◆ **GIVEN REQUEST**:
Could you copy exactly the lines from the start of the records through the one containing "import plotly.graph_objects as go", both included, and leave out the pictures?

::: DATA :::

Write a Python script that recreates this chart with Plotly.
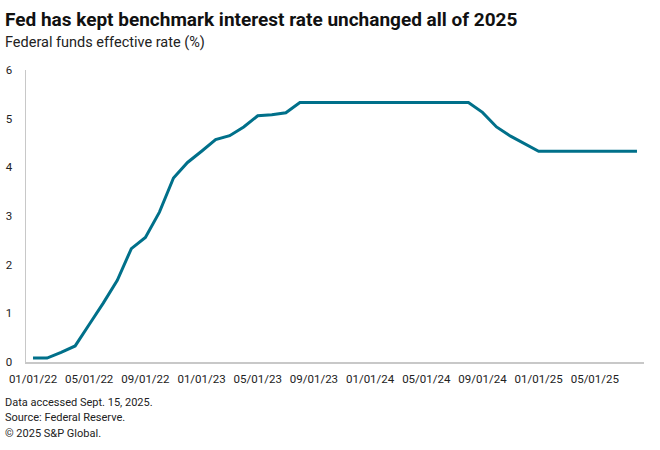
import plotly.graph_objects as go

months = [
    "01/01/22", "02/01/22", "03/01/22", "04/01/22", "05/01/22", "06/01/22",
    "07/01/22", "08/01/22", "09/01/22", "10/01/22", "11/01/22", "12/01/22",
    "01/01/23", "02/01/23", "03/01/23", "04/01/23", "05/01/23", "06/01/23",
    "07/01/23", "08/01/23", "09/01/23", "10/01/23", "11/01/23", "12/01/23",
    "01/01/24", "02/01/24", "03/01/24", "04/01/24", "05/01/24", "06/01/24",
    "07/01/24", "08/01/24", "09/01/24", "10/01/24", "11/01/24", "12/01/24",
    "01/01/25", "02/01/25", "03/01/25", "04/01/25", "05/01/25", "06/01/25",
    "07/01/25", "08/01/25",
]
rate = [
    0.08, 0.08, 0.20, 0.33, 0.77, 1.21, 1.68, 2.33, 2.56, 3.08, 3.78, 4.10,
    4.33, 4.57, 4.65, 4.83, 5.06, 5.08, 5.12, 5.33, 5.33, 5.33, 5.33, 5.33,
    5.33, 5.33, 5.33, 5.33, 5.33, 5.33, 5.33, 5.33, 5.13, 4.83, 4.64, 4.48,
    4.33, 4.33, 4.33, 4.33, 4.33, 4.33, 4.33, 4.33,
]
tick_labels = months[::4]
y_ticks = [0, 1, 2, 3, 4, 5, 6]

title = "Fed has kept benchmark interest rate unchanged all of 2025"
subtitle = "Federal funds effective rate (%)"
footer = ["Data accessed Sept. 15, 2025.", "Source: Federal Reserve.", "© 2025 S&P Global."]

FONT = "Roboto"
fig = go.Figure()
fig.add_trace(go.Scatter(
    x=months, y=rate, mode="lines",
    line=dict(color="#00708a", width=3),
    hoverinfo="skip",
))

L, R, T, B = 26, 16, 70, 88
W, H = 660, 450
pw, ph = W - L - R, H - T - B

def px(x):
    return (x - L) / pw

def py(y):
    return (H - B - y) / ph

annotations = [
    dict(text="<b>" + title + "</b>", x=px(3), y=py(20), font=dict(size=19, color="#111111", family=FONT)),
    dict(text=subtitle, x=px(3), y=py(43), font=dict(size=14.5, color="#222222", family=FONT)),
]
for i, line in enumerate(footer):
    annotations.append(dict(text=line, x=px(3), y=py(402 + i * 15.5), font=dict(size=11, color="#222222", family=FONT)))
for a in annotations:
    a.update(xref="paper", yref="paper", xanchor="left", yanchor="middle", showarrow=False)

fig.update_layout(
    width=W, height=H,
    margin=dict(l=L, r=R, t=T, b=B, pad=0, autoexpand=False),
    paper_bgcolor="white", plot_bgcolor="white",
    showlegend=False,
    font=dict(family=FONT, size=11.5, color="#222222"),
    annotations=annotations,
    xaxis=dict(
        type="category", range=[-0.5, len(months) - 0.5],
        tickmode="array", tickvals=tick_labels, ticktext=tick_labels,
        showgrid=False, zeroline=False, automargin=False,
        showline=True, linecolor="#c8c8c8", linewidth=1.5,
        ticks="", ticklabelstandoff=6,
        tickfont=dict(size=11.5, color="#222222"),
    ),
    yaxis=dict(
        range=[0, 6], tickvals=y_ticks,
        showgrid=False, zeroline=False, automargin=False,
        showline=True, linecolor="#c8c8c8", linewidth=1.5,
        ticks="", ticklabelstandoff=10,
        tickfont=dict(size=11.5, color="#222222"),
    ),
)

fig.write_html(
    "out.html",
    config={"displayModeBar": False, "staticPlot": True},
    post_script="document.body.style.margin='0';document.body.style.overflow='hidden';",
)
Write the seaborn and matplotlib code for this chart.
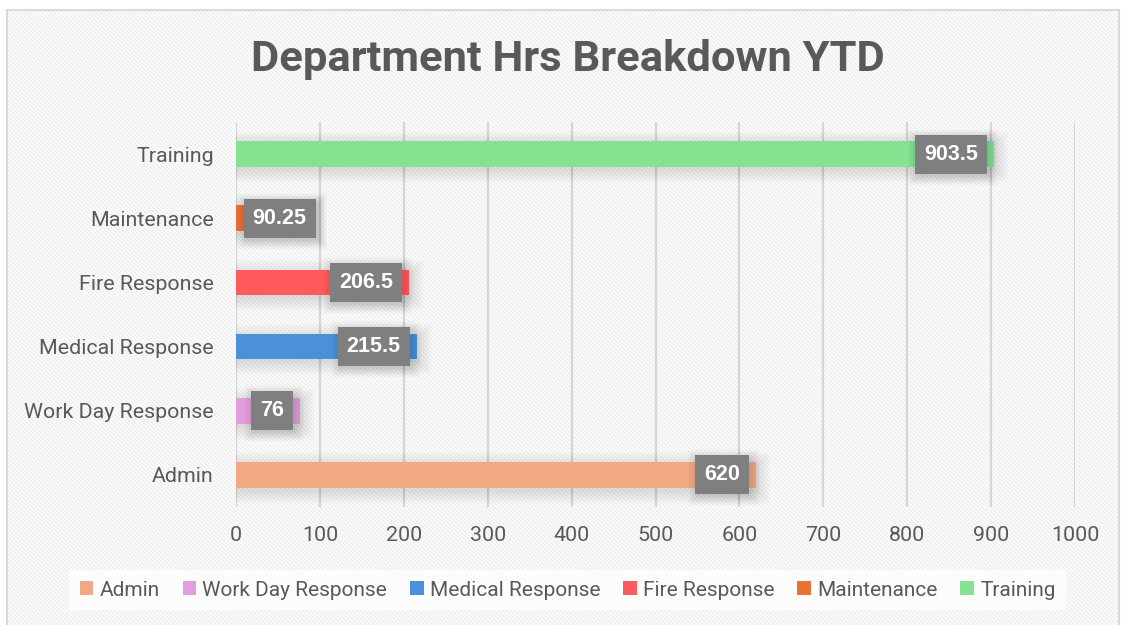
import matplotlib
matplotlib.use("Agg")
import matplotlib.pyplot as plt
from matplotlib.patches import Rectangle, Patch
import seaborn as sns
import pandas as pd

categories = ["Admin", "Work Day Response", "Medical Response",
              "Fire Response", "Maintenance", "Training"]
hours = [620, 76, 215.5, 206.5, 90.25, 903.5]
colors = ["#F1A883", "#E39EDD", "#4A91DA", "#FF5B5D", "#E97132", "#84E291"]
x_ticks = [0, 100, 200, 300, 400, 500, 600, 700, 800, 900, 1000]
title = "Department Hrs Breakdown YTD"

df = pd.DataFrame({"category": categories, "hours": hours})
palette = dict(zip(categories, colors))
order = categories[::-1]

sns.set_theme(style="white")
plt.rcParams["font.family"] = ["Roboto", "DejaVu Sans"]
plt.rcParams["hatch.linewidth"] = 1.2

TXT = "#595959"
W, H, DPI = 11.22, 6.25, 100
fig = plt.figure(figsize=(W, H), dpi=DPI)
fig.patch.set_facecolor("white")

# striped chart background and thin outer frame
fig.patches.append(Rectangle((7 / 1122, 0), 1112 / 1122, 615 / 625,
                             transform=fig.transFigure, facecolor="white",
                             edgecolor="#efefef", hatch="\\" * 8, lw=0,
                             zorder=-10))
fig.patches.append(Rectangle((7 / 1122, -0.01), 1112 / 1122, 615 / 625 + 0.01,
                             transform=fig.transFigure, facecolor="none",
                             edgecolor="#d9d9d9", lw=1.5, zorder=-9))

ax = fig.add_axes([236 / 1122, 1 - 507 / 625, 839 / 1122, 385 / 625])
ax.set_facecolor("none")

sns.barplot(data=df, x="hours", y="category", hue="category", order=order,
            hue_order=categories, palette=palette, orient="h", width=0.4,
            dodge=False, legend=False, saturation=1, linewidth=0, ax=ax,
            zorder=3)

ax.set_xlim(0, 1000)
ax.set_ylim(5.5, -0.5)
ax.set_xticks(x_ticks)
ax.set_xticklabels([str(t) for t in x_ticks])
ax.set_xlabel("")
ax.set_ylabel("")
for s in ax.spines.values():
    s.set_visible(False)
ax.grid(axis="x", color="#d6d6d6", lw=1.6, zorder=0)
ax.grid(axis="y", visible=False)
ax.tick_params(axis="both", length=0, labelcolor=TXT, labelsize=15.4)
ax.tick_params(axis="y", pad=16)
ax.tick_params(axis="x", pad=14)

px_x = 1000 / 839
px_y = 6 / 385


def soft_shadow(x0, y0, w, h, dx=2, dy=3, layers=14, alpha=0.009, z=2):
    """Stack of faint growing rectangles that reads as a blurred shadow."""
    for k in range(layers):
        ax.add_patch(Rectangle((x0 - (k - dx) * px_x, y0 - (k - dy) * px_y),
                               w + 2 * k * px_x, h + 2 * k * px_y,
                               facecolor="black", edgecolor="none", lw=0,
                               alpha=alpha, zorder=z))


bars = [p for p in ax.patches if isinstance(p, Rectangle)]
for p in bars:
    soft_shadow(p.get_x(), p.get_y(), p.get_width(), p.get_height())

# value labels inside the bar ends
fig.canvas.draw()
renderer = fig.canvas.get_renderer()
left_px = ax.transData.transform((0, 0))[0]
labels = []
for p in bars:
    val = p.get_width()
    yc = p.get_y() + p.get_height() / 2
    t = ax.annotate(f"{val:g}", xy=(val, yc), xytext=(-11.5, 0),
                    textcoords="offset points", ha="right", va="center",
                    color="white", fontsize=15.5, fontweight="bold",
                    family="Liberation Sans", zorder=6,
                    bbox=dict(boxstyle="square,pad=0.42", fc="#7f7f7f",
                              ec="none", lw=0))
    bb = t.get_window_extent(renderer)
    if bb.x0 - 9 < left_px + 8:
        t.set_ha("left")
        t.xy = (0, yc)
        t.set_position((12, 0))
    labels.append(t)

fig.canvas.draw()
inv = ax.transData.inverted()
for t in labels:
    bb = t.get_bbox_patch().get_window_extent(renderer)
    (x0, y1), (x1, y0) = inv.transform([(bb.x0, bb.y0), (bb.x1, bb.y1)])
    soft_shadow(x0, y0, x1 - x0, y1 - y0, layers=10, alpha=0.012, z=5)

fig.suptitle(title, x=0.506, y=1 - 60 / 625, va="center", fontsize=31.3,
             fontweight="bold", color=TXT)

handles = [Patch(facecolor=c, edgecolor="none") for c in colors]
leg = fig.legend(handles, categories, loc="center", ncol=6,
                 bbox_to_anchor=(0.506, 1 - 590 / 625), frameon=True,
                 fontsize=15, labelcolor=TXT, handlelength=0.65,
                 handleheight=0.65, handletextpad=0.3, columnspacing=1.1,
                 borderpad=0.5, fancybox=False)
leg.get_frame().set_facecolor("white")
leg.get_frame().set_alpha(0.8)
leg.get_frame().set_edgecolor("none")

fig.savefig("out.png", dpi=DPI, facecolor="white")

:::

◆ **WORKED ANSWER**:
Write a Python script that recreates this chart with Plotly.
import plotly.graph_objects as go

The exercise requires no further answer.